Rita told herself any mother would have brought her children home when there was no threat – and a lot of children had come home, like Tommy, Kitty Callaghan’s little brother just up the street. Rita had begged and begged for her children to be allowed to come back, but Charlie refused her pleas until it suited him. Until then, Rita had had to make do with monthly visits; it was all her shifts at the hospital could accommodate.
Rita was starting to lose control of her emotions. The words came out like gunfire.
‘You’ve never cared about the children. The only reason you brought them back was because you wanted to get me back into the marital bed again. You don’t give a damn for their wellbeing – all you care about is yourself!’
Rita tried not to think about the terrible events following Sonny Callaghan’s funeral. Charlie had found her with Jack Callaghan and, though they had done nothing wrong, he had viciously attacked and forced himself on her, though Rita knew her marriage was in tatters before then. Charlie’s squandering of their life savings had seen to that, but this had been an unspeakable act. Rita had sworn that she would never let him near her again, but the high price for getting her children home was moving back into the marital bed. After he and Rita had married, Charlie had ceased to show any interest in her sexually and Rita knew this wasn’t normal. But since Charlie had attacked her that time, he got a perverse pleasure from his cruelty and bedtimes were something that she now dreaded.
‘On the contrary, Rita, everyone thinks that it’s you that doesn’t give a damn for your children, so maybe you should have thought harder before you went off to play Florence Nightingale!’
Rita had lost the battle to stop the panic rising in her voice. ‘There’s no way I’m letting you take my kids away to God knows where with God knows who. I’ll give my notice at the hospital and I’ll go with them.’ Rita knew she was clutching at straws.
‘You have work to do here. Remember?’
‘I can get a transfer; they need nurses in other hospitals too.’
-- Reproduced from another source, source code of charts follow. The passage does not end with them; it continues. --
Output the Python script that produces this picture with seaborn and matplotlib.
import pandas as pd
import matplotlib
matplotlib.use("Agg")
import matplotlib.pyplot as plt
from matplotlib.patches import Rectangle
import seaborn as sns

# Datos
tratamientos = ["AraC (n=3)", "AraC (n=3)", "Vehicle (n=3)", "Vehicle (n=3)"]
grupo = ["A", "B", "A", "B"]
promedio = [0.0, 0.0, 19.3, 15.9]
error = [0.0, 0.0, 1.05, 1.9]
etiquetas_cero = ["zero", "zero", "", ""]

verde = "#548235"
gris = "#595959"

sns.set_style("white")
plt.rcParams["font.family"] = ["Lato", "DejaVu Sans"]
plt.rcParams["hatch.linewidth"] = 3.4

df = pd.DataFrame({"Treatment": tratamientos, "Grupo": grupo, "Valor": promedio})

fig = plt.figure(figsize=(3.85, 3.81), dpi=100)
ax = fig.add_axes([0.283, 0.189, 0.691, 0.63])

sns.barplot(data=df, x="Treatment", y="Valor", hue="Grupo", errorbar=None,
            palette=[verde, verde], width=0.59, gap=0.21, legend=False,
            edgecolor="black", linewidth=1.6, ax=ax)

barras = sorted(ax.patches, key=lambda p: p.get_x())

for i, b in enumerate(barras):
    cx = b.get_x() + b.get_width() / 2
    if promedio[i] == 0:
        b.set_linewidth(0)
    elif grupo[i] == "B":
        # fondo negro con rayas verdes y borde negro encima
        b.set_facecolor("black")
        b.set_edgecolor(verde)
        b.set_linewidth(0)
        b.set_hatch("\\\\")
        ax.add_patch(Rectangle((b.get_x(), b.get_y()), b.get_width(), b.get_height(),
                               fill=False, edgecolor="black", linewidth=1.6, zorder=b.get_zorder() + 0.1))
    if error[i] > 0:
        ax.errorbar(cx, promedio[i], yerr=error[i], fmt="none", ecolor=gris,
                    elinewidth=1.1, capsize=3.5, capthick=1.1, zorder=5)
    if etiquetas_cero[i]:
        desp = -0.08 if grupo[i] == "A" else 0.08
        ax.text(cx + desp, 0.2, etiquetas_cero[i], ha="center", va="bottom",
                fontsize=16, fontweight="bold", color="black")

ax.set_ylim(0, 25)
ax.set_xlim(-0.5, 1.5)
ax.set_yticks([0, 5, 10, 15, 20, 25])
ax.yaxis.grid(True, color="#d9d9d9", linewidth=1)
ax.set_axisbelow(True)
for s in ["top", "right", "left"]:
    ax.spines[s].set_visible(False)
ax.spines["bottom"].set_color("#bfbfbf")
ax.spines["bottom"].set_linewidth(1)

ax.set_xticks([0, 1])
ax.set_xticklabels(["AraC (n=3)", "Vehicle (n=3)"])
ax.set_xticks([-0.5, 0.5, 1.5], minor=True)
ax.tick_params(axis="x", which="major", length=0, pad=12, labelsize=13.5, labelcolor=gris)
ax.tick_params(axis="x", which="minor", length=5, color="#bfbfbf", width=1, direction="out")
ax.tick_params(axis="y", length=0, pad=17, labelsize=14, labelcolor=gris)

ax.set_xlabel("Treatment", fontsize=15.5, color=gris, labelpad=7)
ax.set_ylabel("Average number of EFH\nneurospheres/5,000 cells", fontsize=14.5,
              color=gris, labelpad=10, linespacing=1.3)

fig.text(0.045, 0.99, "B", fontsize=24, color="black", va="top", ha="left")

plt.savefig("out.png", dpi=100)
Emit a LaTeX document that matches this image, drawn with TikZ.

‘We are moving somewhere safer; to a better-class neighbourhood.’ Charlie’s voice dripped scorn and Rita knew that he’d made his mind up. There was something dangerous about his mood, too – she’d seen him like this before. When he behaved this way he could turn and either lose all control or terrorise her in that low, underhand way. His cold eyes were a familiar indication of the depraved depths to which Rita knew her husband could sink.
Charlie, menacing now, edged forward. ‘Poor Rita. Going to miss your children, are you? Or is it really me that you’re going to miss?’ Rita felt her parched tongue slide over the roof of her mouth, now paper dry with fear. He was between her and the door. She would not get out this time without a struggle.
‘I don’t know what you mean.’ Her voice was low now, sticking in her throat. Don’t show him you’re scared, Rita, that’s what he wants.
‘I know how you really like it, Rita, just like at the beginning, flaunting yourself like the slut you are.’ He gave a small contemptible laugh. ‘You never thought I’d cotton on, did you … you tricked me into marrying you and caught me good and proper …’ His face twisted into something ugly now. ‘Take me, Charlie … I need you, Charlie … we are good together, Charlie!’ he jeered.